**Dataset extract**
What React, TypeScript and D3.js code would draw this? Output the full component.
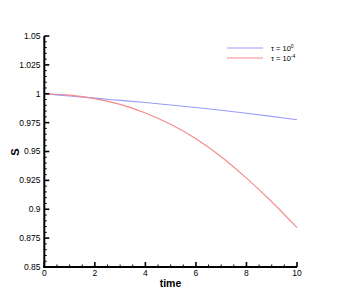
import React from "react";
import * as d3 from "d3";

const timeVals = [0, 1, 2, 3, 4, 5, 6, 7, 8, 9, 10];
const sTau0 = [1.0, 0.998, 0.9962, 0.9943, 0.9924, 0.9903, 0.9881, 0.9857, 0.9831, 0.9804, 0.9775];
const sTau4 = [1.0, 0.9988, 0.9958, 0.9908, 0.9833, 0.9735, 0.961, 0.9455, 0.927, 0.9065, 0.884];
const xTicks = [0, 2, 4, 6, 8, 10];
const yTicks = [0.85, 0.875, 0.9, 0.925, 0.95, 0.975, 1, 1.025, 1.05];
const yTickLabels = ["0.85", "0.875", "0.9", "0.925", "0.95", "0.975", "1", "1.025", "1.05"];
const seriesNames = ["0", "-4"];
const seriesColors = ["#9a9aff", "#f58a8a"];

export default function App() {
  const x = d3.scaleLinear().domain([0, 10]).range([44.3, 297]);
  const y = d3.scaleLinear().domain([0.85, 1.05]).range([267, 36]);
  const font = "'Liberation Sans', Arial, sans-serif";

  const line = (vals: number[]) =>
    d3
      .line<number>()
      .x((_, i) => x(timeVals[i]))
      .y((v) => y(v))
      .curve(d3.curveCatmullRom.alpha(0.5))(vals) || "";

  const xMinor = d3.range(0, 10.001, 0.5).filter((v) => Math.abs(v / 2 - Math.round(v / 2)) > 1e-6);
  const yMinor = d3
    .range(0, 41)
    .map((i) => 0.85 + i * 0.005)
    .filter((v) => Math.abs(v / 0.025 - Math.round(v / 0.025)) > 1e-6);

  const x0 = x(0);
  const yBase = y(0.85);

  return (
    <svg
      width={338}
      height={301}
      style={{ position: "absolute", left: 0, top: 0, background: "#fff" }}
      fontFamily={font}
    >
      {/* series */}
      <path d={line(sTau0)} fill="none" stroke={seriesColors[0]} strokeWidth={1.1} />
      <path d={line(sTau4)} fill="none" stroke={seriesColors[1]} strokeWidth={1.1} />

      {/* y axis */}
      <line x1={x0} x2={x0} y1={y(1.05)} y2={yBase + 1} stroke="#000" strokeWidth={2} />
      {yTicks.map((t, i) => (
        <g key={"yt" + i}>
          <line x1={x0} x2={x0 + 5} y1={y(t)} y2={y(t)} stroke="#000" strokeWidth={1.6} />
          <text x={40.5} y={y(t)} dy="0.35em" textAnchor="end" fontSize={8.5} fill="#000">
            {yTickLabels[i]}
          </text>
        </g>
      ))}
      {yMinor.map((t, i) => (
        <line key={"ym" + i} x1={x0} x2={x0 + 2.5} y1={y(t)} y2={y(t)} stroke="#000" strokeWidth={1} />
      ))}

      {/* x axis */}
      <line x1={x0 - 1} x2={x(10)} y1={yBase} y2={yBase} stroke="#000" strokeWidth={2} />
      {xTicks.map((t, i) => (
        <g key={"xt" + i}>
          <line x1={x(t)} x2={x(t)} y1={yBase} y2={yBase - 5} stroke="#000" strokeWidth={1.6} />
          <text x={x(t)} y={276} textAnchor="middle" fontSize={8.5} fill="#000">
            {String(t)}
          </text>
        </g>
      ))}
      {xMinor.map((t, i) => (
        <line key={"xm" + i} x1={x(t)} x2={x(t)} y1={yBase} y2={yBase - 2.5} stroke="#000" strokeWidth={1} />
      ))}

      {/* axis titles */}
      <text x={170.5} y={287} textAnchor="middle" fontSize={10.5} fontWeight="bold" fill="#000">
        time
      </text>
      <text
        transform={`translate(18.5, 152) rotate(-90)`}
        textAnchor="middle"
        fontSize={11}
        fontWeight="bold"
        fill="#000"
      >
        S
      </text>

      {/* legend */}
      {seriesNames.map((n, i) => (
        <g key={"lg" + i}>
          <line x1={227} x2={263} y1={48 + i * 10} y2={48 + i * 10} stroke={seriesColors[i]} strokeWidth={1.1} />
          <text x={271} y={51 + i * 10} fontSize={7.5} fill="#000">
            τ = 10
            <tspan dy={-3} fontSize={5}>
              {n}
            </tspan>
          </text>
        </g>
      ))}
    </svg>
  );
}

**Set problem**
Please take the lines from the beginning of the data above through the line holding "import * as" and transcribe them exactly, without any pictures.

**Written solution**
What React, TypeScript and D3.js code would draw this? Output the full component.
import React from "react";
import * as d3 from "d3";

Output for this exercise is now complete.